What is asked:
Leave out any picture and return the remaining listing below exactly as given.

==============================

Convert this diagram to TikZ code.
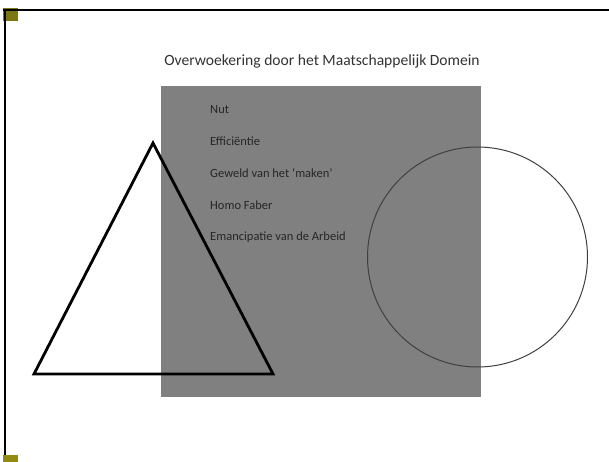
\documentclass[tikz,border=0pt]{standalone}
\usepackage{fontspec}
\setmainfont{Carlito}
\begin{document}
\begin{tikzpicture}[x=1pt,y=-1pt,
  item/.style={anchor=west,inner sep=0pt,font=\fontsize{12.5}{14}\selectfont,text=black!85},
  frameline/.style={line width=2.2pt,black}]
\useasboundingbox (0,0) rectangle (609,462);
\fill[white] (0,0) rectangle (609,462);
% corner squares
\fill[olive!85!black] (3,8) rectangle (18,21);
\draw[frameline] (3,10) -- (609,10);
\draw[frameline] (5,9) -- (5,462);
\fill[olive!85!yellow!90!black] (3,455) rectangle (18,462);
% gray domain
\fill[gray] (161,86) rectangle (481,397);
% title
\node[font=\fontsize{15.6}{17}\selectfont,text=black!80] (title) at (322,61) {Overwoekering door het Maatschappelijk Domein};
% items
\node[item] (i1) at (210,110) {Nut};
\node[item] (i2) at (210,141) {Efficiëntie};
\node[item] (i3) at (210,173) {Geweld van het ‘maken’};
\node[item] (i4) at (210,205) {Homo Faber};
\node[item] (i5) at (210,237) {Emancipatie van de Arbeid};
% triangle
\draw[line width=2.8pt,line join=miter] (153,143) -- (273,374) -- (34,374) -- cycle;
% circle
\draw[line width=1pt,black!75] (477.5,257) circle[radius=110];
\end{tikzpicture}
\end{document}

==============================

Full solution:
Convert this diagram to TikZ code.
\documentclass[tikz,border=0pt]{standalone}
\usepackage{fontspec}
\setmainfont{Carlito}
\begin{document}
\begin{tikzpicture}[x=1pt,y=-1pt,
  item/.style={anchor=west,inner sep=0pt,font=\fontsize{12.5}{14}\selectfont,text=black!85},
  frameline/.style={line width=2.2pt,black}]
\useasboundingbox (0,0) rectangle (609,462);
\fill[white] (0,0) rectangle (609,462);
% corner squares
\fill[olive!85!black] (3,8) rectangle (18,21);
\draw[frameline] (3,10) -- (609,10);
\draw[frameline] (5,9) -- (5,462);
\fill[olive!85!yellow!90!black] (3,455) rectangle (18,462);
% gray domain
\fill[gray] (161,86) rectangle (481,397);
% title
\node[font=\fontsize{15.6}{17}\selectfont,text=black!80] (title) at (322,61) {Overwoekering door het Maatschappelijk Domein};
% items
\node[item] (i1) at (210,110) {Nut};
\node[item] (i2) at (210,141) {Efficiëntie};
\node[item] (i3) at (210,173) {Geweld van het ‘maken’};
\node[item] (i4) at (210,205) {Homo Faber};
\node[item] (i5) at (210,237) {Emancipatie van de Arbeid};
% triangle
\draw[line width=2.8pt,line join=miter] (153,143) -- (273,374) -- (34,374) -- cycle;
% circle
\draw[line width=1pt,black!75] (477.5,257) circle[radius=110];
\end{tikzpicture}
\end{document}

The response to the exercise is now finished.